The high mountain passes were more or less free of serious snow cover. Mind you, we had checked the road reports, satellite imagery and the local news before we set off. Again luck played a huge part in our safe passage, we were right in between two weather systems so the skies were fabulously blue and clear.

Once across the Continental Divide, we finally left the interstate just past Spokane and it was all downhill and little roads to the next big river, the Columbia at the Grand Coulee Dam. The transition from almost unfettered driving on the interstate to the constraints of the smaller roads was definitely a lurch – after hours at 80 mph (all speeds approximate, officer) to be suddenly driving through a small town, speed limit 25 mph, means you really have to be paying attention.

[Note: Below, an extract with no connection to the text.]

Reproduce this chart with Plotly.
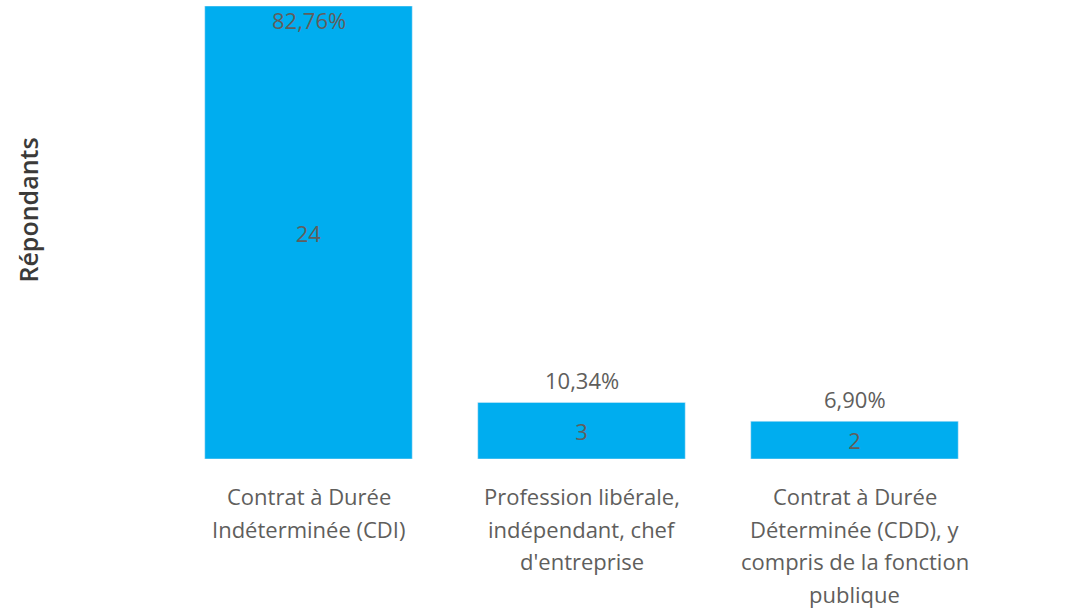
import plotly.graph_objects as go

categories = [
    "Contrat à Durée Indéterminée (CDI)",
    "Profession libérale, indépendant, chef d'entreprise",
    "Contrat à Durée Déterminée (CDD), y compris de la fonction publique",
]
category_lines = [
    ["Contrat à Durée", "Indéterminée (CDI)"],
    ["Profession libérale,", "indépendant, chef", "d'entreprise"],
    ["Contrat à Durée", "Déterminée (CDD), y", "compris de la fonction", "publique"],
]
counts = [24, 3, 2]
percent_labels = ["82,76%", "10,34%", "6,90%"]
axis_title = "Répondants"

bar_color = "#00ADEF"
text_color = "#605E5C"
font_family = "Open Sans, Segoe UI, sans-serif"

fig = go.Figure()
fig.add_trace(go.Bar(
    x=categories,
    y=counts,
    marker_color=bar_color,
    text=[str(c) for c in counts],
    textposition="inside",
    insidetextanchor="middle",
    textfont=dict(family=font_family, size=22, color=text_color),
    hoverinfo="skip",
))

ymax = max(counts)
for cat, val, lab in zip(categories, counts, percent_labels):
    inside = val > 0.9 * ymax
    fig.add_annotation(
        x=cat, y=val, xref="x", yref="y",
        text=lab, showarrow=False,
        yanchor="top" if inside else "bottom",
        yshift=3 if inside else 5,
        font=dict(family=font_family, size=22, color=text_color),
    )

# multi-line category labels with Power BI-like line spacing
for cat, lines in zip(categories, category_lines):
    for i, line in enumerate(lines):
        fig.add_annotation(
            x=cat, y=0, xref="x", yref="paper",
            text=line, showarrow=False,
            yanchor="middle", yshift=-(37 + 32.5 * i),
            font=dict(family=font_family, size=22, color=text_color),
        )

fig.add_annotation(
    x=0, y=0.5, xref="paper", yref="paper",
    xanchor="center", yanchor="middle",
    xshift=-145, yshift=22,
    text=axis_title, textangle=-90, showarrow=False,
    font=dict(family=font_family, size=25, color="#3B3A39", weight=600),
)

fig.update_layout(
    width=1085, height=609,
    margin=dict(l=172, r=94, t=6, b=150, autoexpand=False),
    paper_bgcolor="white", plot_bgcolor="white",
    bargap=0.24,
    showlegend=False,
    font=dict(family=font_family, color=text_color),
)
fig.update_xaxes(
    showgrid=False, showline=False, zeroline=False, showticklabels=False,
    automargin=False,
)
fig.update_yaxes(
    range=[0, ymax], showgrid=False, zeroline=False, showticklabels=False,
    automargin=False,
)

fig.write_html(
    "out.html",
    config={"displayModeBar": False},
    post_script="document.body.style.margin='0';document.body.style.overflow='hidden';",
)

We drove from sun up to sun down most days with no particular destination in mind, just a few possibilities of Super 8’s that we might reach along the way before it got dark. We were very conscious of not getting Press-on-itis which engenders impatience and rash decisions but we still managed five or six hundred miles a day without too much anguish. Again though we took a conscious decision to enjoy our roadtrip rather than endure it.

Despite our best intentions, the last day dragged. After four days, it seemed to take as long to drive the last 200 klicks (we’re back in Canada now) as it did the previous 4000. The roads shrank, the traffic dawdled and the scenery seemed less interesting even though we were driving up the lovely Okenagan Valley. Kelowna’s strip mall looked like every other strip mall and the novelty of the road trip had finally worn off. The last stretch to Vernon was just driving.

Our Saab 92x (a Subaru Impreza in Swedish fancy dress) performed flawlessly for 2700 miles with absolutely no hair-raising moments and I’m grateful for that. There was a skeptical wee lassie in Sheridan who looked at our very un-truck like Saab and asked “Are you going in that little car?” Yes, dear we are and we did. Now all we have to do is drive back in the Spring. Happy trails and thanks to all who encouraged us.